Бананы и лимоны | страница 41
Он сказал:
— Господа! Господа империалисты… — Но тут же поправился: — Да ну их, не буду я ничего говорить господам!.. Товарищи! Вот видите, сидит Мишель, да? Ведь его ждут на родине! А знаете, кто его ждет? Больные! Ведь Мишель в своей республике будет всего лишь пятым врачом. А Андерс — вон он тоже сидит — шестым! Спрашивается, хотят ли империалисты, чтобы Мишель и Андерс выучились на врачей? Ни капельки! Если б хотели, то Мишель в своей стране был бы не пятым, а сто двадцать пятым!..
Эти слова Пети были покрыты громом аплодисментов.
— Вот я теперь и хочу сказать господам империалистам: чего вы привязались-то, у них сессия скоро, отстаньте вы от них!..
Речь Пети была выслушана не только с большим вниманием, но прямо-таки с удовольствием. И ее неоднократно прерывали аплодисментами, разумеется, в самых важных местах.
А в конце, когда Петя спрыгнул с трибуны, ему навстречу пошел Мишель. Он обнял его и поцеловал.
Зимний сад
Мышки так обрадовались Петиному возвращению, что совсем не давали ему прохода.

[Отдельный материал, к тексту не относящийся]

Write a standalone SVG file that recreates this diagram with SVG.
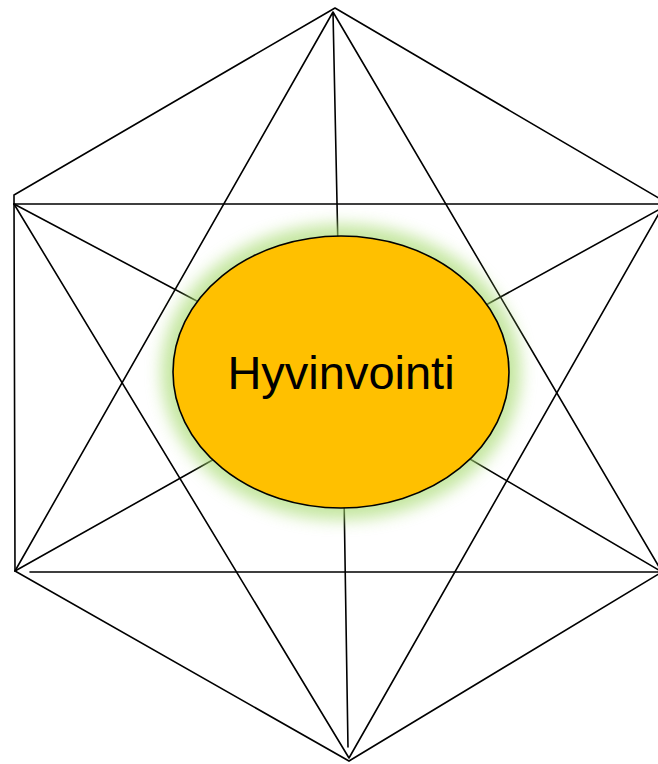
<svg xmlns="http://www.w3.org/2000/svg" width="658" height="764" viewBox="0 0 658 764">
<style>
.l{stroke:#000;stroke-width:1.6;fill:none;stroke-linecap:round}
.t{font-family:"Liberation Sans",Arial,sans-serif;font-size:47px;fill:#000}
</style>
<defs>
<filter id="glow" x="-20%" y="-20%" width="140%" height="140%">
<feGaussianBlur stdDeviation="8"/>
</filter>
</defs>
<rect width="658" height="764" fill="#fff"/>
<g id="connectors">
<path class="l" d="M335,8 L14,195 L15,571 L349,761 L662,572 M335,8 L662,200"/>
<path class="l" d="M14,204 L662,204 M30,572 L662,572"/>
<path class="l" d="M333,12 L15,571 M333,12 L662,572 M333,12 L338,250"/>
<path class="l" d="M349,758 L14,204 M349,758 L662,208 M348,747 L344,495"/>
<path class="l" d="M14,204 L210,308 M662,208 L475,311 M15,571 L225,453 M662,572 L458,452"/>
</g>
<g id="hyvinvointi">
<ellipse cx="341" cy="372" rx="180" ry="148" fill="#A6DA6E" opacity="0.65" filter="url(#glow)"/>
<ellipse cx="341" cy="372" rx="168" ry="136" fill="#FFC000" stroke="#000" stroke-width="1.6"/>
<text class="t" x="341" y="389" text-anchor="middle">Hyvinvointi</text>
</g>
</svg>
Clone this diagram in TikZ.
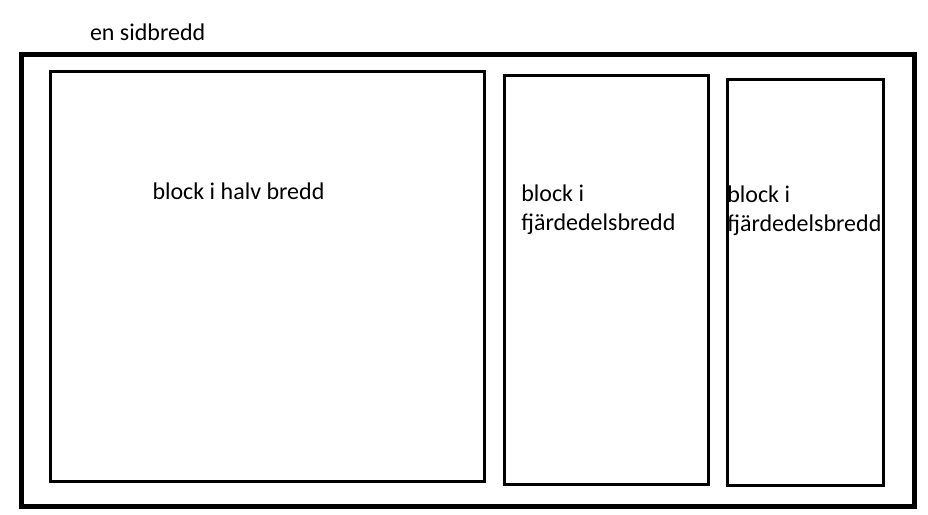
\documentclass[tikz,border=0pt]{standalone}
\usepackage{fontspec}
\setmainfont{Carlito}
\begin{document}
\begin{tikzpicture}[x=1pt,y=-1pt,
  outerbox/.style={draw=black,line width=5pt,minimum width=893.2pt,minimum height=451.8pt,inner sep=0pt,outer sep=0pt},
  blockbox/.style={draw=black,line width=3pt,inner sep=0pt,outer sep=0pt},
  lbl/.style={anchor=base west,inner sep=0pt,outer sep=0pt,font=\fontsize{24}{28.5}\selectfont,text=black}]
\useasboundingbox (0,0) rectangle (928,514);
\node[outerbox] (page) at (468.1,280.1) {};
\node[blockbox,minimum width=433.7pt,minimum height=410pt] (half) at (267.2,276.3) {};
\node[blockbox,minimum width=204pt,minimum height=408.8pt] (q1) at (606.5,279.9) {};
\node[blockbox,minimum width=155.5pt,minimum height=405.8pt] (q2) at (805.25,282.4) {};
\node[lbl] (tpage) at (90,40.7) {en sidbredd};
\node[lbl] (thalf) at (152.5,199.3) {block i halv bredd};
\node[lbl] (tq1) at (521.3,201.7) {\begin{tabular}[t]{@{}l@{}}block i\\fjärdedelsbredd\end{tabular}};
\node[lbl] (tq2) at (727.3,202.7) {\begin{tabular}[t]{@{}l@{}}block i\\fjärdedelsbredd\end{tabular}};
\end{tikzpicture}
\end{document}
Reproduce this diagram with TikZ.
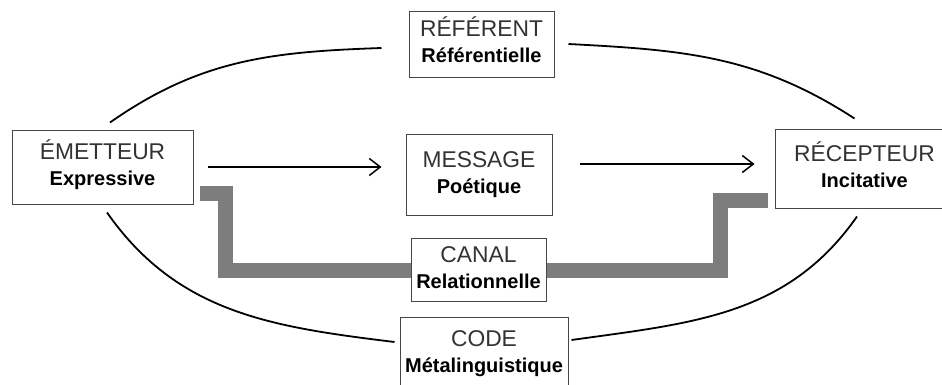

На этот раз они поджидали его возле школы. Они пошли рядом с ним, постоянно забегая вперед и толкая друг друга.
— Петя, а говорят, ты на митинге речь произносил!
— Петя, скажи и нам речь!
— Петя, а когда мы увидим твоих студентов из Африки?
— Скоро, Мышки, скоро, — отвечал Петя, потому что и в самом деле решил во что бы то ни стало познакомить их с неграми.
А время для этого было не очень подходящее. Мишеля и Андерса постоянно приглашали на разные митинги, собрания, пресс-конференции, так как очень много людей хотели выразить им свою солидарность.
— Петя, а твои негры в прятки играть умеют? — спрашивали Мышки.
— Петя, а если они в темноту спрячутся, то как же их найти?
— А их ночью видно, Петя?
«Ах, не это, не это вы спрашиваете!» — сокрушался про себя Петя, хотя он понимал, что Мышки и не могут спросить ничего другого. Но он верил, что пройдут дни — и эти несмышленые октябрята вырастут в хороших, любознательных пионеров, и тогда они поймут, что такое международная солидарность.
Пете все время хотелось однажды усадить их, утихомирить, так, чтобы их взгляды успокоились и тихо скрестились с его взглядом, и он бы сказал им что-то очень важное, может быть, самое главное, отчего бы они сразу стали умнее и добрее друг к другу. Но что он должен сказать им, Петя еще не знал. То есть он смутно догадывался, эти слова постепенно зрели в его голове, накапливались, и вот что странно — даже не в голове, а в груди и в горле.